= Arald (opera) =

Arald is a 1942 Romanian-language 1-act opera by Nicolae Bretan. The libretto, written by the composer, is from Mihai Eminescu's poem "Strigoii" ("The Ghosts"), and tells a darker version of the Orpheus myth. The piece received its belated world premiere on May 12, 1982 at the Romanian Opera, Iași.

==Roles==

Principal characters
| Role | Voice type | World premiere cast Conductor: Corneliu Calistru |
|---|---|---|
| The Poet | Bass | D. Nasta |
| Arald | Tenor | F. Siminic |
| Maria | Soprano | M. Boga-Verdeș |
| The Seer | Bass-baritone | D. M. Șuteu |

==Instrumentation==
Arald is scored for the following instruments:
- 2 flutes, 2 oboes, 2 clarinets, 2 bassoons
- 4 horns, 3 trombones, tuba
- timpani
- harp
- strings

==Synopsis==
A poet sings in prologue, extolling the virtues of the warrior Arald.

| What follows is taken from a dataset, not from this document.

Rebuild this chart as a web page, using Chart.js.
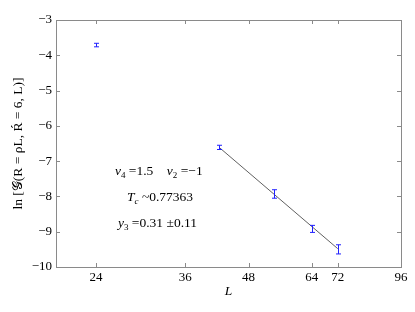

As the curtain rises, Arald brings the body of his bride, Maria, to the feet of a pagan Seer. He begs him to bring her back to life, pledging his service to the Seer and the pagan gods in return. The Seer summons the elements and invokes Arald's heroic past and his love for Maria, giving Arald a potion that turns him into a ghost. Maria wakes and she and Arald join in song. As the dawn breaks, the two lovers embrace and are swallowed up by the earth, leaving the Seer behind.